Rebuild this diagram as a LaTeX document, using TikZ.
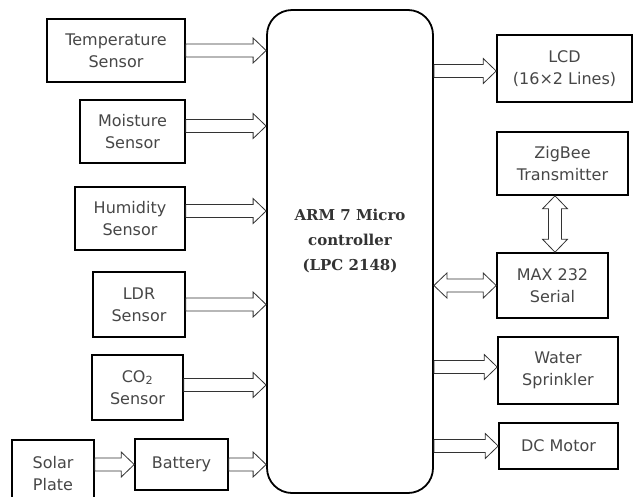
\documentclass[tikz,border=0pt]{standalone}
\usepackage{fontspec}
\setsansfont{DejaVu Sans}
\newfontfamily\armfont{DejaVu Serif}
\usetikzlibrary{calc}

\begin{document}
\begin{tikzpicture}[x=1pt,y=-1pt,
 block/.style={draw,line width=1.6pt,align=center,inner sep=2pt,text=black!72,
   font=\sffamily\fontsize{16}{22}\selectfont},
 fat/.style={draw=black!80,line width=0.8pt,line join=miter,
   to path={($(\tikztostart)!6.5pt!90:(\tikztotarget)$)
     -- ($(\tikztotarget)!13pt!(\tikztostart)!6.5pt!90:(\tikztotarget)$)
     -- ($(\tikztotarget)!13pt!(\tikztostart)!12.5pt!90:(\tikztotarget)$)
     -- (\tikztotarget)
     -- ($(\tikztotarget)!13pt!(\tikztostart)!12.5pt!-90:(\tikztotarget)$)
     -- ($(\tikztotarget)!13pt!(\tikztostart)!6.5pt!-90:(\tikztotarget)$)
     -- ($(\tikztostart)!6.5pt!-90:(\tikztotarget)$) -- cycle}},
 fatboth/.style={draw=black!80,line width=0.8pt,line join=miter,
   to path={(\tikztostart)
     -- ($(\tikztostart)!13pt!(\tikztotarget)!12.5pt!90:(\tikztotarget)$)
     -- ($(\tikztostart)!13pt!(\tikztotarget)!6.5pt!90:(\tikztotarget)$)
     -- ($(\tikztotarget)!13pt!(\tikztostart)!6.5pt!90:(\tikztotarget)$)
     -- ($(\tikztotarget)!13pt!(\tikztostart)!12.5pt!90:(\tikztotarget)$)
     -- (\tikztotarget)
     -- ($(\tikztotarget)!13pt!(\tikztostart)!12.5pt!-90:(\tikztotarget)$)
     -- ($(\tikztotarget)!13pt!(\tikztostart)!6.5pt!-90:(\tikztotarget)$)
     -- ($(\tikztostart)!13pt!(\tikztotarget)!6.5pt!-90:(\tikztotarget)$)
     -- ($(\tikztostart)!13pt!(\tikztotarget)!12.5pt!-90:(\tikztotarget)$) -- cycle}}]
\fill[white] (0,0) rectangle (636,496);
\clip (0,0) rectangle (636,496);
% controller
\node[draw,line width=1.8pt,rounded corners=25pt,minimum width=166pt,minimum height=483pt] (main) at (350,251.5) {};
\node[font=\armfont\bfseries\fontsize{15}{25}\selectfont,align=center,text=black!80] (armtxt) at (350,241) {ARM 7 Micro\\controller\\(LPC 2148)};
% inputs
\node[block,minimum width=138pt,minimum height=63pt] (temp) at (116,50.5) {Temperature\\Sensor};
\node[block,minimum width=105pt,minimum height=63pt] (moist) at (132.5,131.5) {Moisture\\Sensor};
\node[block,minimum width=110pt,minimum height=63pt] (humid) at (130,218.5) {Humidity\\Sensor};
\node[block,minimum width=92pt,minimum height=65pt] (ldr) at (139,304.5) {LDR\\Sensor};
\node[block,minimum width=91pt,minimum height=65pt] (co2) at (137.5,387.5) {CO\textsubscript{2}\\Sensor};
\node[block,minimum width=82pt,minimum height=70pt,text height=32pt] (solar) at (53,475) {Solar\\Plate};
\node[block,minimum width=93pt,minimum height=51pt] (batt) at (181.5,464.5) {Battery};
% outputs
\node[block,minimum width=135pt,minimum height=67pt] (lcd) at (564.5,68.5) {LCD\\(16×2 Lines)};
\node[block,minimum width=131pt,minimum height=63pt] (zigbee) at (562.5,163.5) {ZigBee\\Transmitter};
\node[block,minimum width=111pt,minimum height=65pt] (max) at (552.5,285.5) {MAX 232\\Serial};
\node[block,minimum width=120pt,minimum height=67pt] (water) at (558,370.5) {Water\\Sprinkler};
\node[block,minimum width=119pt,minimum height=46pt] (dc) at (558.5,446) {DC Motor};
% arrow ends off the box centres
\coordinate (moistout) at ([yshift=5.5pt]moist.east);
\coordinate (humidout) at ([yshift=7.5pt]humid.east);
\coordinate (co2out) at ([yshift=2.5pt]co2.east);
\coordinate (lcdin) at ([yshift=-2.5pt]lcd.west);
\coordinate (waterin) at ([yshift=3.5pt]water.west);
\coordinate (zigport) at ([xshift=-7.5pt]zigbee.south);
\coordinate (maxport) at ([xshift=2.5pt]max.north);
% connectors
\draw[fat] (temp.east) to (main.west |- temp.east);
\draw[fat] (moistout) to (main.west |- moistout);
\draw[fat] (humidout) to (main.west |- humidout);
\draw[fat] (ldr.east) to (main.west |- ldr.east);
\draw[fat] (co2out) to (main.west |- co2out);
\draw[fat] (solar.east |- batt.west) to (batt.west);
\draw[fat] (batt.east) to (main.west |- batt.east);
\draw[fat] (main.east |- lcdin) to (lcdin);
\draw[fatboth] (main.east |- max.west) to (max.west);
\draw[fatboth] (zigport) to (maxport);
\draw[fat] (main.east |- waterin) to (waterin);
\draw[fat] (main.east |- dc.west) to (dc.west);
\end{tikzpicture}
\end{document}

---

SHORT PROBLEM:
Transcribe the listing in full and omit the pictures.

SOLUTION TO THIS TASK:
Rebuild this diagram as a LaTeX document, using TikZ.
\documentclass[tikz,border=0pt]{standalone}
\usepackage{fontspec}
\setsansfont{DejaVu Sans}
\newfontfamily\armfont{DejaVu Serif}
\usetikzlibrary{calc}

\begin{document}
\begin{tikzpicture}[x=1pt,y=-1pt,
 block/.style={draw,line width=1.6pt,align=center,inner sep=2pt,text=black!72,
   font=\sffamily\fontsize{16}{22}\selectfont},
 fat/.style={draw=black!80,line width=0.8pt,line join=miter,
   to path={($(\tikztostart)!6.5pt!90:(\tikztotarget)$)
     -- ($(\tikztotarget)!13pt!(\tikztostart)!6.5pt!90:(\tikztotarget)$)
     -- ($(\tikztotarget)!13pt!(\tikztostart)!12.5pt!90:(\tikztotarget)$)
     -- (\tikztotarget)
     -- ($(\tikztotarget)!13pt!(\tikztostart)!12.5pt!-90:(\tikztotarget)$)
     -- ($(\tikztotarget)!13pt!(\tikztostart)!6.5pt!-90:(\tikztotarget)$)
     -- ($(\tikztostart)!6.5pt!-90:(\tikztotarget)$) -- cycle}},
 fatboth/.style={draw=black!80,line width=0.8pt,line join=miter,
   to path={(\tikztostart)
     -- ($(\tikztostart)!13pt!(\tikztotarget)!12.5pt!90:(\tikztotarget)$)
     -- ($(\tikztostart)!13pt!(\tikztotarget)!6.5pt!90:(\tikztotarget)$)
     -- ($(\tikztotarget)!13pt!(\tikztostart)!6.5pt!90:(\tikztotarget)$)
     -- ($(\tikztotarget)!13pt!(\tikztostart)!12.5pt!90:(\tikztotarget)$)
     -- (\tikztotarget)
     -- ($(\tikztotarget)!13pt!(\tikztostart)!12.5pt!-90:(\tikztotarget)$)
     -- ($(\tikztotarget)!13pt!(\tikztostart)!6.5pt!-90:(\tikztotarget)$)
     -- ($(\tikztostart)!13pt!(\tikztotarget)!6.5pt!-90:(\tikztotarget)$)
     -- ($(\tikztostart)!13pt!(\tikztotarget)!12.5pt!-90:(\tikztotarget)$) -- cycle}}]
\fill[white] (0,0) rectangle (636,496);
\clip (0,0) rectangle (636,496);
% controller
\node[draw,line width=1.8pt,rounded corners=25pt,minimum width=166pt,minimum height=483pt] (main) at (350,251.5) {};
\node[font=\armfont\bfseries\fontsize{15}{25}\selectfont,align=center,text=black!80] (armtxt) at (350,241) {ARM 7 Micro\\controller\\(LPC 2148)};
% inputs
\node[block,minimum width=138pt,minimum height=63pt] (temp) at (116,50.5) {Temperature\\Sensor};
\node[block,minimum width=105pt,minimum height=63pt] (moist) at (132.5,131.5) {Moisture\\Sensor};
\node[block,minimum width=110pt,minimum height=63pt] (humid) at (130,218.5) {Humidity\\Sensor};
\node[block,minimum width=92pt,minimum height=65pt] (ldr) at (139,304.5) {LDR\\Sensor};
\node[block,minimum width=91pt,minimum height=65pt] (co2) at (137.5,387.5) {CO\textsubscript{2}\\Sensor};
\node[block,minimum width=82pt,minimum height=70pt,text height=32pt] (solar) at (53,475) {Solar\\Plate};
\node[block,minimum width=93pt,minimum height=51pt] (batt) at (181.5,464.5) {Battery};
% outputs
\node[block,minimum width=135pt,minimum height=67pt] (lcd) at (564.5,68.5) {LCD\\(16×2 Lines)};
\node[block,minimum width=131pt,minimum height=63pt] (zigbee) at (562.5,163.5) {ZigBee\\Transmitter};
\node[block,minimum width=111pt,minimum height=65pt] (max) at (552.5,285.5) {MAX 232\\Serial};
\node[block,minimum width=120pt,minimum height=67pt] (water) at (558,370.5) {Water\\Sprinkler};
\node[block,minimum width=119pt,minimum height=46pt] (dc) at (558.5,446) {DC Motor};
% arrow ends off the box centres
\coordinate (moistout) at ([yshift=5.5pt]moist.east);
\coordinate (humidout) at ([yshift=7.5pt]humid.east);
\coordinate (co2out) at ([yshift=2.5pt]co2.east);
\coordinate (lcdin) at ([yshift=-2.5pt]lcd.west);
\coordinate (waterin) at ([yshift=3.5pt]water.west);
\coordinate (zigport) at ([xshift=-7.5pt]zigbee.south);
\coordinate (maxport) at ([xshift=2.5pt]max.north);
% connectors
\draw[fat] (temp.east) to (main.west |- temp.east);
\draw[fat] (moistout) to (main.west |- moistout);
\draw[fat] (humidout) to (main.west |- humidout);
\draw[fat] (ldr.east) to (main.west |- ldr.east);
\draw[fat] (co2out) to (main.west |- co2out);
\draw[fat] (solar.east |- batt.west) to (batt.west);
\draw[fat] (batt.east) to (main.west |- batt.east);
\draw[fat] (main.east |- lcdin) to (lcdin);
\draw[fatboth] (main.east |- max.west) to (max.west);
\draw[fatboth] (zigport) to (maxport);
\draw[fat] (main.east |- waterin) to (waterin);
\draw[fat] (main.east |- dc.west) to (dc.west);
\end{tikzpicture}
\end{document}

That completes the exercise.